After death of Mohandas Karamchand Gandhi (Mahatma Gandhi), on 30 Jan 1948, fifty-eight plus years have passed. During these years the greatness of Mahatma has faded out from the mind of people. Today we see Gandhi only on statues & city roads names. He is nowhere in the hearts of young generation. His principles of ‘satya’ and ‘ahimsa’, honesty got confined to the text books of the school students. From this state he has now been freed and his principles came to the light by a popular Bollywood hindi film and he has become a popular icon of ‘satya’ ‘ahimsa’ and truth to the young generation.

But what was his views about cinema? What was the thinking of Mahatma on Cinema of his times? ‘Father of Nation’ himself thought cinema as ‘often bad’ and ‘sinful’. Once he viewed on the Indian cinema expressing a frank opinion: “Cinema is a sinful technology”.

His newspaper editorials and letters to film associations equated cinema with evils like gambling, sutta, horse racing and so on.
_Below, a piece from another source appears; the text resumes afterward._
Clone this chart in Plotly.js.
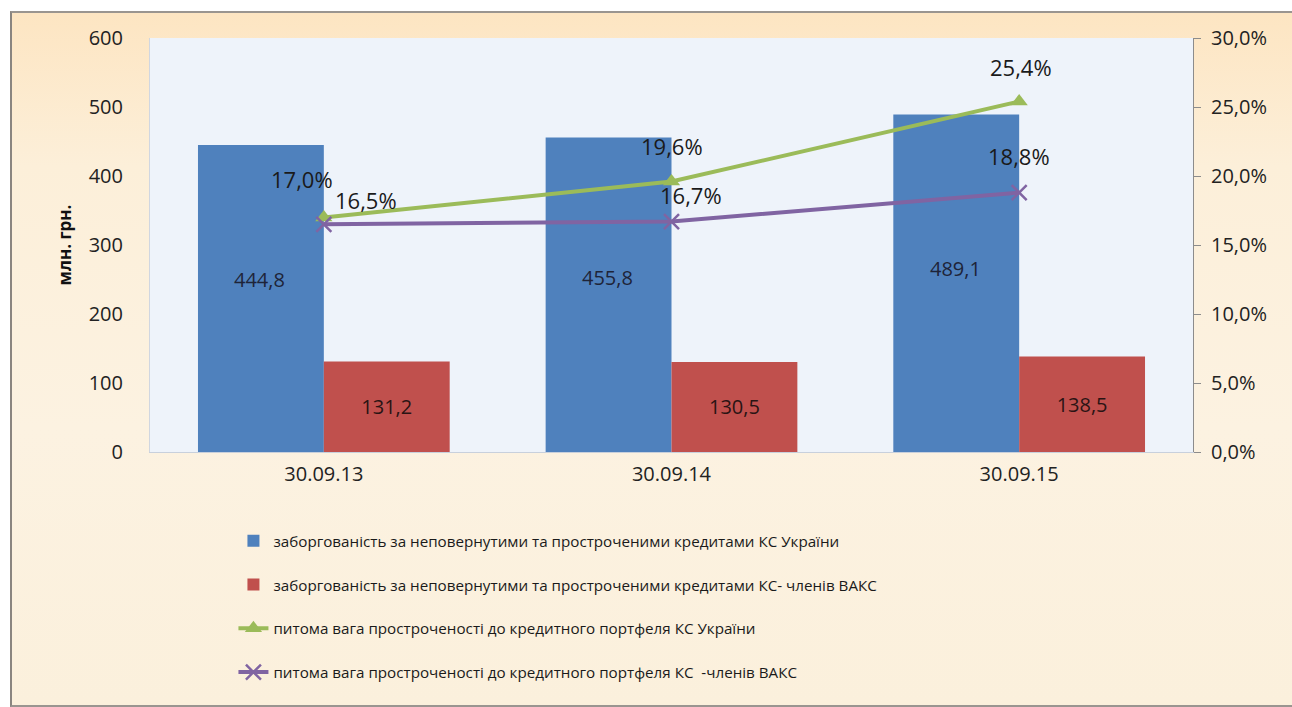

In his paper, ‘Harijan’, he wrote, “If I began to organise picketing in respect of them (the evil of cinema), I should lose my caste, my Mahatmaship.”

Once Mahatma replied to the Indian Cinematograph Committee, dated November 12, 1927 with characteristic humility: “I should be unfit to answer your questionnaire as I have never been to a cinema.” (Source : Times of India).

Such was the views of Mahatma about cinema. But in 1982, he himself became the subject of that sinful technology, Cinema, when famous director Richard Attenborough portrayed him in his ‘Gandhi’ and through this film he once again came to the light of today’s world.

Recently the same cinema has again portrait him and his principles on Ahimsa and non-violence in a Hindi cinema in a different manner. The same cinema the ‘sinful technology’ revived the Gandhi-ism and made the Mahatma’s principles relevant to the today’s generation. It has brought back the Gandhi wave back in the life of the people of India from Kashmir to Kanyakumari by the same cinema only.

Attenborough’s film ‘Gandhi’, made Mahatma better known to the western countries. In a recent survey he has been voted as number one leader of the century. This was not possible without the film “Gandhi”.

Though Mahatma had indifferent opinion about the cinema, but the same cinema has presented him to the world in a better way and the world also realized about his greatness (mahatma) again and again. Had he been alive today, he would certainly have changed his opinion about the cinema because with times, the cinema also has undergone revolutionary changes.

The cinema industry of Gandhi era was not in today’s form. It was another medium of entertainment only and it was not considered as an art or media as of today. So Gandhi was not wrong in his place to consider cinema as a sin at that time.

In this context, I should also bring out the other acts which Mahatma used to consider as sins. Mr. Jimmy Carter, Ex president of US, said : according to Gandhi, the seven sins are :

“Wealth without works,

Pleasure without conscience,

Knowledge without character,

Commerce without morality,

Science without humanity,

Worship without sacrifice

and politics without principle.”

It is needless to say that the above acts are sins and one should try to avoid in his own life. Let these morals be a mast for life, to sail the life in right direction.